⟨

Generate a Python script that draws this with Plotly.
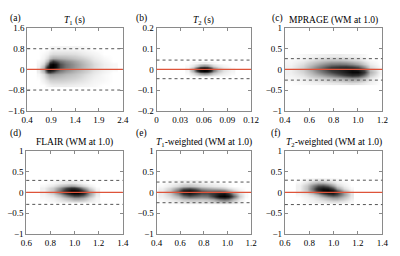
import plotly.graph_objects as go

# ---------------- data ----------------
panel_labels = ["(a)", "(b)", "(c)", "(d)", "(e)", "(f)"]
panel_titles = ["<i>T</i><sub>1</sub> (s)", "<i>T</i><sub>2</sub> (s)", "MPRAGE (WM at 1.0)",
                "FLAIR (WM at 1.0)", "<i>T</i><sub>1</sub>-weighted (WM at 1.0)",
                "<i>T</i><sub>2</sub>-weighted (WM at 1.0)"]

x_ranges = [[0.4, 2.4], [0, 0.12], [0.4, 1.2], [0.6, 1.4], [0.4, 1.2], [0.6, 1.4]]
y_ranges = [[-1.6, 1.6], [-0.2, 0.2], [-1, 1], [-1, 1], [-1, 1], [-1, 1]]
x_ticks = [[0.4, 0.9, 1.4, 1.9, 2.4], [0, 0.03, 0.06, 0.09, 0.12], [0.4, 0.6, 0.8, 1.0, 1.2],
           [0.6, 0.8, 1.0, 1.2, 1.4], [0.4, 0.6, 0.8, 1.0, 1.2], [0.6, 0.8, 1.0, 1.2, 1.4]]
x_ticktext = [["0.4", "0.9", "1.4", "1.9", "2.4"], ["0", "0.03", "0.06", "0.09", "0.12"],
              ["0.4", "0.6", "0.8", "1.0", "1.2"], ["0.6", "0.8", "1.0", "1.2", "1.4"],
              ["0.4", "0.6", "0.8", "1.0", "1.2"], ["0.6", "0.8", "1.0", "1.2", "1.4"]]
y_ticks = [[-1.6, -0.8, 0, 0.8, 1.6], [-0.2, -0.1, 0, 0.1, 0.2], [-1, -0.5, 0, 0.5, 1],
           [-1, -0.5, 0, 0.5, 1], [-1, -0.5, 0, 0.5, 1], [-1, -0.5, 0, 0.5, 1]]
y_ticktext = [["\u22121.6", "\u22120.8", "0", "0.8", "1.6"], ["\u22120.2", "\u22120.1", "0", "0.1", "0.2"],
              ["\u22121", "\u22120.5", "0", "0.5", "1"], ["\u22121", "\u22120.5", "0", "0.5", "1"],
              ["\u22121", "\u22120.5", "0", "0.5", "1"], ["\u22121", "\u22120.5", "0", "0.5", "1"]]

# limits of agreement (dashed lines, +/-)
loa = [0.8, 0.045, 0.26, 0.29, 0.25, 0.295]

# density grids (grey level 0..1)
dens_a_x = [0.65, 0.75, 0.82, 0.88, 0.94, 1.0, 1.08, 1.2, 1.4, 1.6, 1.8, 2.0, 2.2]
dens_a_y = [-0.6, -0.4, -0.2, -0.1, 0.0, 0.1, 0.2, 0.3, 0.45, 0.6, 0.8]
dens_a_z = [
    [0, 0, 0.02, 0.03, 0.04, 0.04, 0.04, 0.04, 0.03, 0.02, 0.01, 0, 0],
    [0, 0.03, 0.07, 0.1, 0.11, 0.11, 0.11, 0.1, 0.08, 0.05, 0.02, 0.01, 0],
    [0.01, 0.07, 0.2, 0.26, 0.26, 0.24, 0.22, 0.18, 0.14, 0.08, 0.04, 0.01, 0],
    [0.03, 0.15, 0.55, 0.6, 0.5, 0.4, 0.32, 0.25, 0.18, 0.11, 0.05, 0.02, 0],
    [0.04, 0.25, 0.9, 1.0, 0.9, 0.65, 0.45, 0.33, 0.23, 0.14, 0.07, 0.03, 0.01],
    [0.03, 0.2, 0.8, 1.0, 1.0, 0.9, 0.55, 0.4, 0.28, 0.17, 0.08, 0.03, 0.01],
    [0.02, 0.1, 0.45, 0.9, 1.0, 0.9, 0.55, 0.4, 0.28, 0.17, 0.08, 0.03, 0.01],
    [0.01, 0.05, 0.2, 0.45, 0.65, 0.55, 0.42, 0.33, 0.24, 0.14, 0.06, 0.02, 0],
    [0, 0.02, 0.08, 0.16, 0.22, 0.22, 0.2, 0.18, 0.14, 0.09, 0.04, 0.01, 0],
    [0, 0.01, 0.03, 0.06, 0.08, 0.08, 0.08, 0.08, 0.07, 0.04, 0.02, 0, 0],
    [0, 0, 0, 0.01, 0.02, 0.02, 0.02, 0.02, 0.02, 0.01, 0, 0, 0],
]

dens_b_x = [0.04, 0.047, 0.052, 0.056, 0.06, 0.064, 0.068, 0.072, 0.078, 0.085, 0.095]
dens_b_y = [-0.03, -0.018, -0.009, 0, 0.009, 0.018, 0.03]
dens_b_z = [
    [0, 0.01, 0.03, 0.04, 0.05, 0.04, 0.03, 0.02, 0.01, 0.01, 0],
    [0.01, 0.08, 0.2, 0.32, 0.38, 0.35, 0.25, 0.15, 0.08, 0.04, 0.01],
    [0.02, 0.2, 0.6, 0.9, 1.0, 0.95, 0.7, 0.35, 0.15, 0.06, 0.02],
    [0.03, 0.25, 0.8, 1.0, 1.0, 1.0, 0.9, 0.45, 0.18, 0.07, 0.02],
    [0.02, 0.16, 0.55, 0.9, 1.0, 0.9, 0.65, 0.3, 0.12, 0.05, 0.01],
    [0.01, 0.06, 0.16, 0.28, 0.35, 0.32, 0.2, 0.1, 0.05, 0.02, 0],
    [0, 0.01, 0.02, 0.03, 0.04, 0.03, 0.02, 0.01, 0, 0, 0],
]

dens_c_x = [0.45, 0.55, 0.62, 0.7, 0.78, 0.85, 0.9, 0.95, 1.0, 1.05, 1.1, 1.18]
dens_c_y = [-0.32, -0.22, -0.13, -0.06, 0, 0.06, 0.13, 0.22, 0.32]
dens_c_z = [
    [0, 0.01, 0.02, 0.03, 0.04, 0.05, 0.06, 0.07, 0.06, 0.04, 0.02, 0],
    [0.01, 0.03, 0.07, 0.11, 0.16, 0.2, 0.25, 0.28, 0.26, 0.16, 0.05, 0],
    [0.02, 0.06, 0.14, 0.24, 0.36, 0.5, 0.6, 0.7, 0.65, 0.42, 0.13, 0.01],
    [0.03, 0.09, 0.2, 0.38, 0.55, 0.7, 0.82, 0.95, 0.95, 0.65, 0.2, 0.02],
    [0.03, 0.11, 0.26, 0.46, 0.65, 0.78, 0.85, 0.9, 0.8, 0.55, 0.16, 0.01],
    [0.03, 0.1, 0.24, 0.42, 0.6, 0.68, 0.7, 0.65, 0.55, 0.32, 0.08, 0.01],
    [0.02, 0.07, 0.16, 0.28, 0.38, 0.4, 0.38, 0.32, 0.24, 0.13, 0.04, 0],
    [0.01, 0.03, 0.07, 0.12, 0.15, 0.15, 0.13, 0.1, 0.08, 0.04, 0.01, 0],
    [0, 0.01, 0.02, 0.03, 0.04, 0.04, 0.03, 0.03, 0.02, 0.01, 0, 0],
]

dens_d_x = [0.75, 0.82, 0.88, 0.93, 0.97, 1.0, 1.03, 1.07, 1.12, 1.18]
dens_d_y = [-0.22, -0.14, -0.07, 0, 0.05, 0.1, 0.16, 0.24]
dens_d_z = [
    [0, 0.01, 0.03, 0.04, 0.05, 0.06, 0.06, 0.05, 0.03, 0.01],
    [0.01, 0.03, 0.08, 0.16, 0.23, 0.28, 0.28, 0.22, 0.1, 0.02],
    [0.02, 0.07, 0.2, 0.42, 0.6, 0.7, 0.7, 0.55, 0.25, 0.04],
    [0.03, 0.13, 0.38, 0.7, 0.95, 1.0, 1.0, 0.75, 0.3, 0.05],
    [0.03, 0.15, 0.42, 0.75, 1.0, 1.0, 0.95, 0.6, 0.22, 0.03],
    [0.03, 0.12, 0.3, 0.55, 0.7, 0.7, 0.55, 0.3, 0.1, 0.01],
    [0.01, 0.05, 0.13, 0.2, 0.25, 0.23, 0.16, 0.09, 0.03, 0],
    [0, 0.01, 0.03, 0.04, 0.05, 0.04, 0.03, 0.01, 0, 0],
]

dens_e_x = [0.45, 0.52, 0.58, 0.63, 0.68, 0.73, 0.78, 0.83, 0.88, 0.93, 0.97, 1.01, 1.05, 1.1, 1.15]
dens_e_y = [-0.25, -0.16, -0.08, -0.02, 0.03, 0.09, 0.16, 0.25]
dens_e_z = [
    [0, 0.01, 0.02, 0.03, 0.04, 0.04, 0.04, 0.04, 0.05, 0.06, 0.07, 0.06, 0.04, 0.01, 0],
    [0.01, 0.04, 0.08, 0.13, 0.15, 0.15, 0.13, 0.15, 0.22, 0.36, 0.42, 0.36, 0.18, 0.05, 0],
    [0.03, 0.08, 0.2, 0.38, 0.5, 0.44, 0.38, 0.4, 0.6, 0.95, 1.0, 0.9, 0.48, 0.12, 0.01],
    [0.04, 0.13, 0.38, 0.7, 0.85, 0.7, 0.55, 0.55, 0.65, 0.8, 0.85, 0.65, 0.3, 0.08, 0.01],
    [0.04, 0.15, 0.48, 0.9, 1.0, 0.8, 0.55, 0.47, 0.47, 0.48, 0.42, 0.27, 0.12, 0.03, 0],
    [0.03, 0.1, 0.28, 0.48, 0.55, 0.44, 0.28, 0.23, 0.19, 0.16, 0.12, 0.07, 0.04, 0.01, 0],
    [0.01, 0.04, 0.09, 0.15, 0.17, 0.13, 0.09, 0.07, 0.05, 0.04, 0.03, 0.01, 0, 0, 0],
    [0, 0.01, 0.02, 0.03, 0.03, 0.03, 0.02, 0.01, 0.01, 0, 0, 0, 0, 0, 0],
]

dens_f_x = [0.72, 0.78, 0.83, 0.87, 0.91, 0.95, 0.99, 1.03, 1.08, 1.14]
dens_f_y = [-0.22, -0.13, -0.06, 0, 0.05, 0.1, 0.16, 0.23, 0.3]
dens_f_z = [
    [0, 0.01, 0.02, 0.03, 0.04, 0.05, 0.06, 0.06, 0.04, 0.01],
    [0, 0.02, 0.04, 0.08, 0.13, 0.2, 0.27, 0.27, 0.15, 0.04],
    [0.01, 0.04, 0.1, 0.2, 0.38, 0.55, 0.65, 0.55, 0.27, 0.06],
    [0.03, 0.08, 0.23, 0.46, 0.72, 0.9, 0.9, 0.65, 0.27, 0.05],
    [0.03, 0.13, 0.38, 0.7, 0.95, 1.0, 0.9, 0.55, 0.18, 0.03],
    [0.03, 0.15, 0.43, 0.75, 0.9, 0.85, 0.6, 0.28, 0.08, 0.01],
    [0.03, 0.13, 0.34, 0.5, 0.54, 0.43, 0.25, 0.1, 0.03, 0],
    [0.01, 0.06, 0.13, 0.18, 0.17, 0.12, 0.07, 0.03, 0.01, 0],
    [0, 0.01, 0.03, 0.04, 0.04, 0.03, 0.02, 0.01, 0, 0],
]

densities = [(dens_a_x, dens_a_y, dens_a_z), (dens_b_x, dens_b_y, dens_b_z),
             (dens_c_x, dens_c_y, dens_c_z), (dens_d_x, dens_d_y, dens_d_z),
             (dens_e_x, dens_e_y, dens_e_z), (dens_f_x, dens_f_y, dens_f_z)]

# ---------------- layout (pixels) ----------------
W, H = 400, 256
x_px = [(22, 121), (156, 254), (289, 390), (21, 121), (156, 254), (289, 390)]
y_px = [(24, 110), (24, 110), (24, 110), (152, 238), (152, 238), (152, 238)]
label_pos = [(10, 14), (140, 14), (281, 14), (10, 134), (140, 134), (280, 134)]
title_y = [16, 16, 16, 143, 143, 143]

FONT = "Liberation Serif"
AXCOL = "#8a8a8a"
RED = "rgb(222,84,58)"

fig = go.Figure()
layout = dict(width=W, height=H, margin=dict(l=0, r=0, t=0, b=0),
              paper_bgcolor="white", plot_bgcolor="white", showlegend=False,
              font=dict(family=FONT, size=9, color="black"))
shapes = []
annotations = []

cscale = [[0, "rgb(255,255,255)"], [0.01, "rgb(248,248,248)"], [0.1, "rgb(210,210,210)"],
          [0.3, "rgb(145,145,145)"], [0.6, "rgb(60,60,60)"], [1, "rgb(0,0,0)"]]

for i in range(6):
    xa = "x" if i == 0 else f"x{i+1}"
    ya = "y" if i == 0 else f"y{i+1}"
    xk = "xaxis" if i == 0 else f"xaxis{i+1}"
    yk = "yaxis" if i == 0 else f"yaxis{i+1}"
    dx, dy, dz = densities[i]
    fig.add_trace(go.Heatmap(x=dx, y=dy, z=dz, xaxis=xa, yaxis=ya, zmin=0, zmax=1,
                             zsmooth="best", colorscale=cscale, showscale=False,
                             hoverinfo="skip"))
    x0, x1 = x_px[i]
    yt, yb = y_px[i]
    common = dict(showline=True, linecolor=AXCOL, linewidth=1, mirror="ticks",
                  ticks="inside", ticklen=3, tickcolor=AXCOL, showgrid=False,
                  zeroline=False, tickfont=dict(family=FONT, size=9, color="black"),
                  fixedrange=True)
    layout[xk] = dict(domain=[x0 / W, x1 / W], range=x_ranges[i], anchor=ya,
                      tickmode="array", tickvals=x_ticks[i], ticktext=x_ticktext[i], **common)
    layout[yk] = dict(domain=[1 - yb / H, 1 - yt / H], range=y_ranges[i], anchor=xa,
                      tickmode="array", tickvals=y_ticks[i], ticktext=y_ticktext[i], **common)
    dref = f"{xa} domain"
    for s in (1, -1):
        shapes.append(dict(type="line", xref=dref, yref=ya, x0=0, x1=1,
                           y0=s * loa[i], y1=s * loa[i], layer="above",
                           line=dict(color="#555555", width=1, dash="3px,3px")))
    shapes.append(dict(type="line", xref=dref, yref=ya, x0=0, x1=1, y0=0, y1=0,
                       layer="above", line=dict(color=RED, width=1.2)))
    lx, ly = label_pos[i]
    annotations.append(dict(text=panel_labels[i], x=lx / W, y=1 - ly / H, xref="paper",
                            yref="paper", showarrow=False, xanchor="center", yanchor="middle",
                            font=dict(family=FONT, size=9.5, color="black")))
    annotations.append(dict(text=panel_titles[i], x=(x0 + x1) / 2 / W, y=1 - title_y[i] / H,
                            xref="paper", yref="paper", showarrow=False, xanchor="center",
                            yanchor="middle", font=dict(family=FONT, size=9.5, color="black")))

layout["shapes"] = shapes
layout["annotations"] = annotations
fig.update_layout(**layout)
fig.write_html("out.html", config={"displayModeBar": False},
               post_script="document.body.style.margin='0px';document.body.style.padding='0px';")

⟩

> **What the exercise asks**: From the opening line of the listing above through the line bearing "loa = [0.8, 0.045, 0.26, 0.29, 0.25, 0.295]", repeat each line exactly. Drop every picture.

> **Solution**:
Generate a Python script that draws this with Plotly.
import plotly.graph_objects as go

# ---------------- data ----------------
panel_labels = ["(a)", "(b)", "(c)", "(d)", "(e)", "(f)"]
panel_titles = ["<i>T</i><sub>1</sub> (s)", "<i>T</i><sub>2</sub> (s)", "MPRAGE (WM at 1.0)",
                "FLAIR (WM at 1.0)", "<i>T</i><sub>1</sub>-weighted (WM at 1.0)",
                "<i>T</i><sub>2</sub>-weighted (WM at 1.0)"]

x_ranges = [[0.4, 2.4], [0, 0.12], [0.4, 1.2], [0.6, 1.4], [0.4, 1.2], [0.6, 1.4]]
y_ranges = [[-1.6, 1.6], [-0.2, 0.2], [-1, 1], [-1, 1], [-1, 1], [-1, 1]]
x_ticks = [[0.4, 0.9, 1.4, 1.9, 2.4], [0, 0.03, 0.06, 0.09, 0.12], [0.4, 0.6, 0.8, 1.0, 1.2],
           [0.6, 0.8, 1.0, 1.2, 1.4], [0.4, 0.6, 0.8, 1.0, 1.2], [0.6, 0.8, 1.0, 1.2, 1.4]]
x_ticktext = [["0.4", "0.9", "1.4", "1.9", "2.4"], ["0", "0.03", "0.06", "0.09", "0.12"],
              ["0.4", "0.6", "0.8", "1.0", "1.2"], ["0.6", "0.8", "1.0", "1.2", "1.4"],
              ["0.4", "0.6", "0.8", "1.0", "1.2"], ["0.6", "0.8", "1.0", "1.2", "1.4"]]
y_ticks = [[-1.6, -0.8, 0, 0.8, 1.6], [-0.2, -0.1, 0, 0.1, 0.2], [-1, -0.5, 0, 0.5, 1],
           [-1, -0.5, 0, 0.5, 1], [-1, -0.5, 0, 0.5, 1], [-1, -0.5, 0, 0.5, 1]]
y_ticktext = [["\u22121.6", "\u22120.8", "0", "0.8", "1.6"], ["\u22120.2", "\u22120.1", "0", "0.1", "0.2"],
              ["\u22121", "\u22120.5", "0", "0.5", "1"], ["\u22121", "\u22120.5", "0", "0.5", "1"],
              ["\u22121", "\u22120.5", "0", "0.5", "1"], ["\u22121", "\u22120.5", "0", "0.5", "1"]]

# limits of agreement (dashed lines, +/-)
loa = [0.8, 0.045, 0.26, 0.29, 0.25, 0.295]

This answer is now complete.